Milk Carton Kids
All the Things I Did and All the Things I Didn’t Do
An Exciting Turning Point in A Thoroughly Modern Musical Journey.
This is definitely The Milk Carton Kid’s edgiest album, while also being their most accessible. How does someone even attempt to pull that sort of thing off?
After first listening to this newest one, I went back and gave a re-listen to their previous albums in order to remind myself just how different this new one really is. Those earlier albums by the duo of Joey Ryan and Kenneth Pattengale all featured well-written, thoughtful songs, impeccably picked acoustic guitars, on the point, tight harmonies, clear production, and straight-forward arrangements. So what’s their latest album—the long and wonderfully titled, All the Things I Did and All the Things I Didn’t Do—like?
Well let’s see: We get plenty of well-written, thoughtful songs, impeccably picked acoustic guitars, on the point, tight harmonies, clear production, and straight-forward arrangements of course; but there’s something else too.
After successfully self-producing their earlier albums, TMCK decided to do the unexpected and bring in singer-songwriter Joe Henry to refocus their thinking. A very wise move in my opinion.
The vocals now have a bit more separation in them, the guitars actually jump out of the speakers much more than they did previously, with more detail and focus. No subtle simplicities here. And yes, there’s drums, there’s keyboards, there’s bass guitar, pedal steel, and much more for the first time on a TMCK album.
Another thing that I noticed right away is how much Rock ‘n’ Roll there is in these songs too. And I’m not just referring to the excellent production but rather the songs themselves. I could pull out that oft-overused term “edgy” to describe these songs and I wouldn’t be wrong, but we need instead a term which imparts to us a deeper and more relevant meaning towards our understanding of this collection of songs.

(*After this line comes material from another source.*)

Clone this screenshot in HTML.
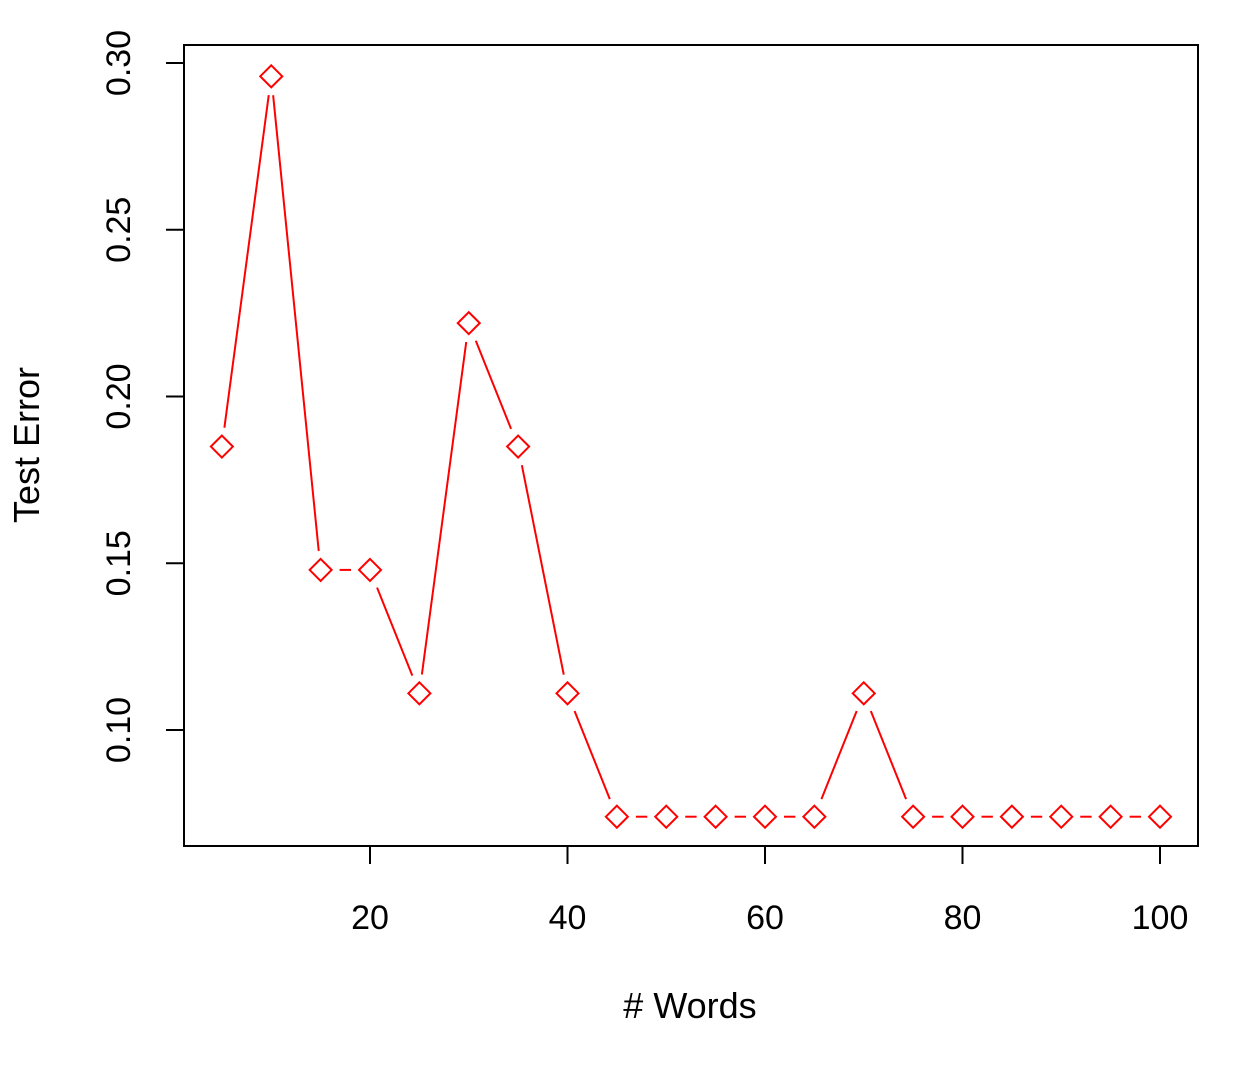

These songs ‘move’, they ‘jump’, there’s even an intensity here that’s not just hyper-bluegrass or even upbeat country-folk. I know that TMCK think of themselves as folkies (or even anti-folkies) but deep down, this is Rock ‘n’ Roll, people. It definitely ain’t jazz. And those harmonies? Now they’re much closer to the Rock ‘n’ Roll of the Everly Brothers than the folk side of Simon and Garfunkel.
It’s nice and somewhat thrilling to hear the guys hoot and holler in “Big Time,” to hear those guitar runs on the solo section of the ten-minute “One More for the Road,” which goes to unexpected places without losing its thread, the fearless octave-shifting vocal on “You Break My Heart,” the nimble and stirring piano on “Nothing is Real,” the dark, mournful, and dizzying “Blindness.”
We get more of Ryan and Pattengale stretching out on these tunes, taking chances, paving new roads for themselves. This is what rock ‘n’ roll did in the early days, what it is supposed to do even now, but disappoints too often.
There’s layers of meaning in these songs, especially on the album’s centerpiece, “One More for the Road,” with its hypnotic stanzas and intertwining chromatic guitar solo which builds to a furious stomp before the tempo changes like a driver downshifting as he pulls off the interstate, perhaps to hit just one more bar before getting home.
Or—is he really trying to make it home?
Or is he attempting to delay the inevitable?
The lyrics leave it ambiguous but the darkness in those harmonies make me think the driver knows he’ll never making it home, he’ll be driving forever, trapped in a David Lynch film, a life of nighttime turnpikes and bars with greasy wooden walls and red neon and half-heard whispers. When that mesmerizing solo starts up you know you’re in for a ride, strapped tight, holding on, the trees like ghosts as they fly on past, speeding up and driving blind, white line fever is real and you’re okay with it. There are few signs on this road, just drizzling rain and darkened street lamps.
The song “Mourning in America,” with those dreamy harmonies and call and response guitar lines would have been my choice for the first single off this album, yet I’m glad they decided to release “One More for the Road” instead. Sometimes bands make an album that’s a turning point in their musical journey, and with TMCK’s All the Things I Did and All the Things I Didn’t Do, it’s a journey I’m enjoying, and a roller-coaster ride I’m ready for.
Words and love by the Legendary Roy Peak esq.